Instruction Scheduling for a Tiled Dataflow Architecture

  • Martha Mercaldi ,
  • Steven Swanson ,
  • Andrew Petersen ,
  • ,
  • Andrew Schwerin ,
  • Mark Oskin ,
  • Susan J. Eggers

Proceedings of the 12th International Conference on Architectural Support for Programming Languages and Operating Systems |

Published by ACM

Publication

This paper explores hierarchical instruction scheduling for a tiled processor. Our results show that at the top level of the hierarchy, a simple profile-driven algorithm effectively minimizes operand latency.
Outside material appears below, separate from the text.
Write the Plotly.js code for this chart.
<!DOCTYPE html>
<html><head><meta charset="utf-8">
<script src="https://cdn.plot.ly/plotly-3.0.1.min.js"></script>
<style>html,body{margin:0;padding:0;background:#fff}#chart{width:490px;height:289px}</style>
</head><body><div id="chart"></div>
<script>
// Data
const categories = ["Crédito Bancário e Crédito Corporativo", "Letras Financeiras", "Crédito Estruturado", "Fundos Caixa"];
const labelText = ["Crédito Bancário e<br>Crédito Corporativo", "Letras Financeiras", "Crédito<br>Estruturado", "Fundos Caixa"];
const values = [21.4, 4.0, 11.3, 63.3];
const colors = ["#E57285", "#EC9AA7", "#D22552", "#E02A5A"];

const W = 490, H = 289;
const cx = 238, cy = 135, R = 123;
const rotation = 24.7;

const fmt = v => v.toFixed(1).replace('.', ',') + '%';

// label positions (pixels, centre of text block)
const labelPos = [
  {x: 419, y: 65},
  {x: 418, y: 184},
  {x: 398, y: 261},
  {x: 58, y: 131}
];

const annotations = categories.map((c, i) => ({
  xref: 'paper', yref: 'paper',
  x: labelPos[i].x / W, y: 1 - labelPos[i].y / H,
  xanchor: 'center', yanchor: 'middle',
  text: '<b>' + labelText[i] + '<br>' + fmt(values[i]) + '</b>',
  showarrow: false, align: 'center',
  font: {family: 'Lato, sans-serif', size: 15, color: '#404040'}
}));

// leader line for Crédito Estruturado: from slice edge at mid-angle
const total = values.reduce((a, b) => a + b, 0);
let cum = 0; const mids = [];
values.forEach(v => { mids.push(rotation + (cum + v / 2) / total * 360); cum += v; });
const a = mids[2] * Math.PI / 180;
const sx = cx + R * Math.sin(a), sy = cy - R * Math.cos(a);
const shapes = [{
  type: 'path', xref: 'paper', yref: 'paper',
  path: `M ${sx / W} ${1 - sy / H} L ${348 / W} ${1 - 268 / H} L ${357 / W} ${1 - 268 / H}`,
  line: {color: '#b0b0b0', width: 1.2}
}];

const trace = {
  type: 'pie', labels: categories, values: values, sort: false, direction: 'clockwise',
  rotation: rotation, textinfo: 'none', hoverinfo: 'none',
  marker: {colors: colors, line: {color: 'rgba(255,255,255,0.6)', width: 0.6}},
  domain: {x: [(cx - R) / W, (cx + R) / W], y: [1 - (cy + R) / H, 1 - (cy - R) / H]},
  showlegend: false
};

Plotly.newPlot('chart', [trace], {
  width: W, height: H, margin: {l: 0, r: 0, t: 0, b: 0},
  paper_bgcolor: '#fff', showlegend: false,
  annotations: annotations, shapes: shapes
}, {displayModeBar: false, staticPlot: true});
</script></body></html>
After this schedule has been partitioned into large sections, the bottom-level algorithm must more carefully analyze program structure when producing the final schedule.Our analysis reveals that at this bottom level, good scheduling depends upon carefully balancing instruction contention for processing elements and operand latency between producer and consumer instructions. We develop a parameterizable instruction scheduler that more effectively optimizes this trade-off. We use this scheduler to determine the contention-latency sweet spot that generates the best instruction schedule for each application. To avoid this application-specific tuning, we also determine the parameters that produce the best performance across all applications. The result is a contention-latency setting that generates instruction schedules for all applications in our workload that come within 17% of the best schedule for each.